Both Fontaine and McKnight admitted, however, that the efforts the boating industry is making have carved much progress on the environmental front.
“We have done a great deal, as an industry, in terms of addressing so many of the environmental concerns,” Fontaine says, “particularly with regard to the engines and the new technology that the engine companies have been so good about working toward developing — both the two-stroke direct injection and the four-stroke engines.
“They are building better quality boats that are safer, that are more sea worthy, and that are more affordable for the American family.”
McKnight agrees and draws a telling comparison.
“These guys are more than meeting the challenge,” he says. “I don’t think people realize how phenomenal it is. This is not the auto industry where you have 17 million cars a year. With sterndrive/inboard catalysts, we’re talking about 100,000 engines. We have all these companies chasing the same dollar.”
In the grand scheme of the boating industry, environmental concerns can seem small. As Fontaine says, boating is a microcosm of so many things that are broader. So many factors influence and are influenced by the boating community.
“It touches everything,” Fontaine summarizes. “It’s captivating. It’s interesting. And it’s difficult.
“We cannot allow any part of our boating community to be jeopardized. We must all stand together.”

Environmental Issues
In a Nut Shell
There are myriad environmental issues that boating is, has or will be facing. Here’s a quick overview.

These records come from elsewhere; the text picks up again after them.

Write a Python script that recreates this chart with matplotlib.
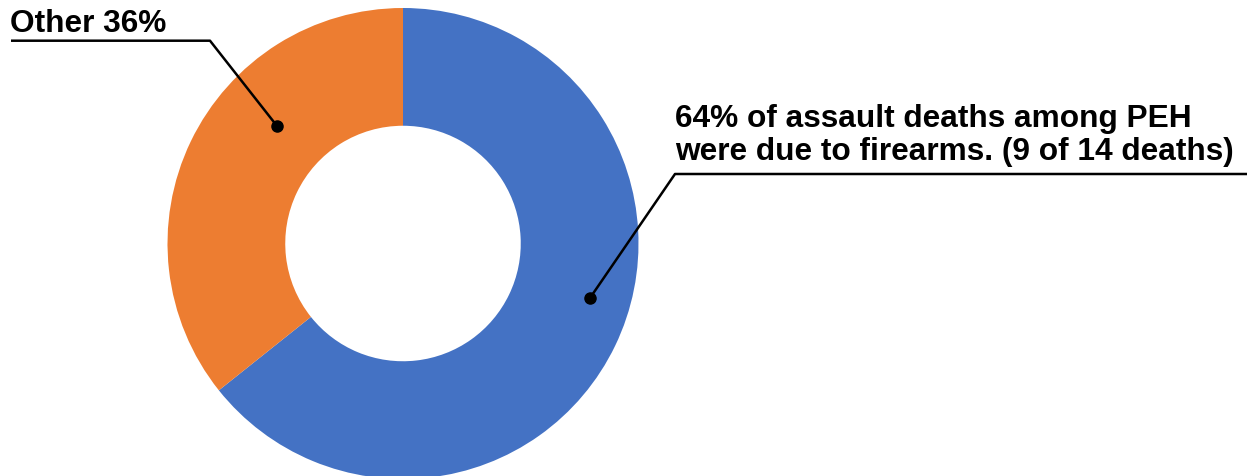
import matplotlib
matplotlib.use("Agg")
import matplotlib.pyplot as plt

# Assault deaths among PEH by cause
categories = ["Firearms", "Other"]
deaths = [9, 5]
colors = ["#4472C4", "#ED7D31"]

W, H = 1250, 477
fig = plt.figure(figsize=(W / 100, H / 100), dpi=100)
ax = fig.add_axes([0, 0, 1, 1])

# work in pixel-like coordinates (y measured from the top)
cx, cy = 403, 244.5
R = 235.5

def py(y):
    return H - y

wedges, _ = ax.pie(deaths, colors=colors, startangle=90, counterclock=False,
                   center=(cx, py(cy)), radius=R,
                   wedgeprops=dict(width=R / 2, linewidth=0), frame=True)
ax.set_xlim(0, W)
ax.set_ylim(0, H)
ax.set_aspect("equal")
ax.axis("off")

total = sum(deaths)
pct = [round(100 * d / total) for d in deaths]

font = dict(family=["Liberation Sans", "DejaVu Sans"], weight="bold",
            fontsize=22.8, color="black")

# "Other" callout
ax.text(10, py(31.7), f"Other {pct[1]}%", ha="left", va="baseline", **font)
ax.plot([11, 210, 277], [py(41.7), py(41.7), py(127)], color="black", lw=1.8,
        solid_capstyle="butt")
ax.plot([277], [py(127)], "o", color="black", markersize=8)

# Firearms callout
ax.text(675, py(126.7), f"{pct[0]}% of assault deaths among PEH",
        ha="left", va="baseline", **font)
ax.text(675, py(160), f"were due to firearms. ({deaths[0]} of {total} deaths)",
        ha="left", va="baseline", **font)
ax.plot([1247, 675, 590], [py(175), py(175), py(299)], color="black", lw=1.8,
        solid_capstyle="butt")
ax.plot([590], [py(299)], "o", color="black", markersize=8)

fig.savefig("out.png", dpi=100, facecolor="white")
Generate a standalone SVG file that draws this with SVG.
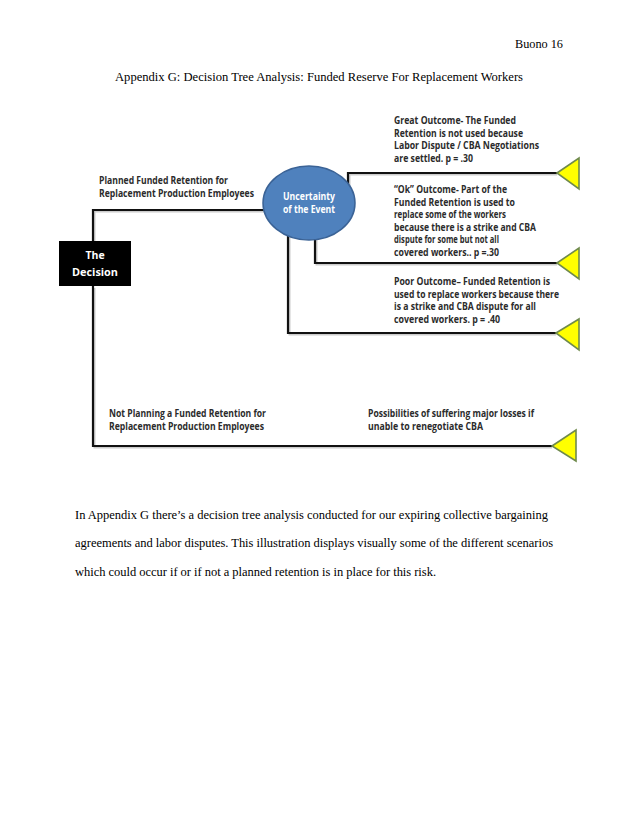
<svg xmlns="http://www.w3.org/2000/svg" width="638" height="826" viewBox="0 0 638 826">
<style>
.serif{font-family:"Liberation Serif","Times New Roman",serif;font-size:12.5px;fill:#000}
.lbl{font-family:"Open Sans","Liberation Sans",sans-serif;font-weight:700;font-size:10px;fill:#2b2b2b}
.wht{font-family:"Open Sans","Liberation Sans",sans-serif;font-weight:700;font-size:10.5px;fill:#fff}
.ln{fill:none;stroke:#111;stroke-width:2.2;stroke-linejoin:miter}
.sh{fill:none;stroke:#999;stroke-width:2;opacity:0.5}
.tri{fill:#ffff00;stroke:#6f8a4c;stroke-width:1.6}
</style>
<rect width="638" height="826" fill="#fff"/>
<text class="serif" x="515" y="48" textLength="48" lengthAdjust="spacingAndGlyphs">Buono  16</text>
<text class="serif" x="115" y="81" textLength="408" lengthAdjust="spacingAndGlyphs">Appendix  G: Decision  Tree  Analysis:  Funded  Reserve  For  Replacement  Workers</text>

<g id="connectors">
<path class="sh" d="M94.5,243 V211.5 H265"/>
<path class="sh" d="M349.5,190 V174.5 H557"/>
<path class="sh" d="M316.5,240 V264.5 H557"/>
<path class="sh" d="M289.5,236 V334.5 H556"/>
<path class="sh" d="M94.5,288 V447.5 H552"/>
<path class="ln" d="M93,241 V210 H266"/>
<path class="ln" d="M348,186 V173 H558"/>
<path class="ln" d="M315,239 V263 H558"/>
<path class="ln" d="M288,235 V333 H557"/>
<path class="ln" d="M93,286 V446 H553"/>
</g>

<g id="decision">
<rect x="59" y="241" width="72" height="45" fill="#000"/>
<text class="wht" x="95" y="259" text-anchor="middle">The</text>
<text class="wht" x="95" y="276" text-anchor="middle" textLength="46" lengthAdjust="spacingAndGlyphs">Decision</text>
</g>

<g id="uncertainty">
<ellipse cx="309" cy="203" rx="46" ry="37" fill="#4f81bd" stroke="#3b6396" stroke-width="1.5"/>
<text class="wht" x="309" y="200" text-anchor="middle" textLength="52" lengthAdjust="spacingAndGlyphs">Uncertainty</text>
<text class="wht" x="309" y="213" text-anchor="middle" textLength="52" lengthAdjust="spacingAndGlyphs">of the Event</text>
</g>

<g id="planned-label">
<text class="lbl" x="99" y="184" textLength="129" lengthAdjust="spacingAndGlyphs">Planned Funded Retention for</text>
<text class="lbl" x="99" y="197" textLength="155" lengthAdjust="spacingAndGlyphs">Replacement Production Employees</text>
</g>

<g id="not-planning-label">
<text class="lbl" x="109" y="417" textLength="157" lengthAdjust="spacingAndGlyphs">Not Planning a Funded Retention for</text>
<text class="lbl" x="109" y="430" textLength="155" lengthAdjust="spacingAndGlyphs">Replacement Production Employees</text>
</g>

<g id="great-outcome">
<polygon class="tri" points="557,173 579,158 579,189"/>
<text class="lbl" x="394" y="124" textLength="122" lengthAdjust="spacingAndGlyphs">Great Outcome- The Funded</text>
<text class="lbl" x="394" y="136.5" textLength="129" lengthAdjust="spacingAndGlyphs">Retention is not used because</text>
<text class="lbl" x="394" y="149" textLength="145" lengthAdjust="spacingAndGlyphs">Labor Dispute / CBA Negotiations</text>
<text class="lbl" x="394" y="161.5" textLength="79" lengthAdjust="spacingAndGlyphs">are settled. p = .30</text>
</g>

<g id="ok-outcome">
<polygon class="tri" points="557,263 579,248 579,279"/>
<text class="lbl" x="394" y="193" textLength="113" lengthAdjust="spacingAndGlyphs">“Ok” Outcome- Part of the</text>
<text class="lbl" x="394" y="205.5" textLength="121" lengthAdjust="spacingAndGlyphs">Funded Retention is used to</text>
<text class="lbl" x="394" y="218" textLength="112" lengthAdjust="spacingAndGlyphs">replace some of the workers</text>
<text class="lbl" x="394" y="230.5" textLength="142" lengthAdjust="spacingAndGlyphs">because there is a strike and CBA</text>
<text class="lbl" x="394" y="243" textLength="105" lengthAdjust="spacingAndGlyphs">dispute for some but not all</text>
<text class="lbl" x="394" y="255.5" textLength="105" lengthAdjust="spacingAndGlyphs">covered workers.. p =.30</text>
</g>

<g id="poor-outcome">
<polygon class="tri" points="556,333 579,319 579,350"/>
<text class="lbl" x="394" y="285" textLength="156" lengthAdjust="spacingAndGlyphs">Poor Outcome– Funded Retention is</text>
<text class="lbl" x="394" y="297.5" textLength="165" lengthAdjust="spacingAndGlyphs">used to replace workers because there</text>
<text class="lbl" x="394" y="310" textLength="142" lengthAdjust="spacingAndGlyphs">is a strike  and CBA dispute for all</text>
<text class="lbl" x="394" y="322.5" textLength="106" lengthAdjust="spacingAndGlyphs">covered workers. p = .40</text>
</g>

<g id="losses-outcome">
<polygon class="tri" points="552,446 576,430 576,461"/>
<text class="lbl" x="368" y="417" textLength="166" lengthAdjust="spacingAndGlyphs">Possibilities of suffering major losses if</text>
<text class="lbl" x="368" y="430" textLength="115" lengthAdjust="spacingAndGlyphs">unable to renegotiate CBA</text>
</g>

<text class="serif" x="75" y="519" textLength="473" lengthAdjust="spacing">In Appendix  G there’s  a decision  tree analysis  conducted  for our expiring  collective  bargaining</text>
<text class="serif" x="75" y="547" textLength="478" lengthAdjust="spacing">agreements  and labor disputes.  This  illustration  displays  visually  some of the different  scenarios</text>
<text class="serif" x="75" y="576" textLength="361" lengthAdjust="spacing">which  could  occur if or if not a planned  retention  is in place  for this risk.</text>
</svg>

Evaporative Emissions: There are three main areas here: fuel hoses, fuel tank permeation, and diurnal losses. There have been many technologies proposed for reducing emissions in these areas, and the NMMA has submitted written comments and conducted oral testimony about them.
Regulation of diurnal losses, or emissions through vents, are on hold because the EPA is proposing pressurized fuel tanks. The EPA is recommending sulfonation or fluorination, and the possibility of alternate materials could be explored. The NMMA agrees to the idea of sulfonation, provided it’s a design-based standard, and the association’s major concerns with it address the durability of the process.
Some companies are taking the lead with the fuel hoses. McKnight says the NMMA doesn’t see a lot of issues with meeting what the EPA is proposing, and there have been alternative proposals that seem more feasible.
Closed Molding: “In many cases, closed molding has taken off,” McKnight says. “We lobbied for an inclusion of closed molding in MACT, so that we could average against existing sources. The plan was to put in closed molding and they could perhaps save some money initially by continuing to use existing equipment and existing materials and average the reductions that were gained through closed molding against existing operations.
“The problem with it is that the formula developed by Congress does not allow the technology to become a MACT technology unless it’s applicable to all products in the industry.”
The debate continues and even McKnight chose not to take sides in it. No one doubts the environmental benefit, but the cost of implementing the procedure can be overwhelming.
“When the rule was written, the closed-molding process certainly had not matured
to the point where it was applicable to building all boats,” he says. “If closed molding would have been recognized as applicable,
it would have been what is called ‘new source MACT,’ which is the best-of-the-best technology. That meant anyone who built a new plant, whether it was a guy with a spray gun, a drum, and a dream, would have had to build it closed molding.
“That huge, capital cost would have severely prejudiced small businesses. Where [the debate] is now has become kind of politicized.”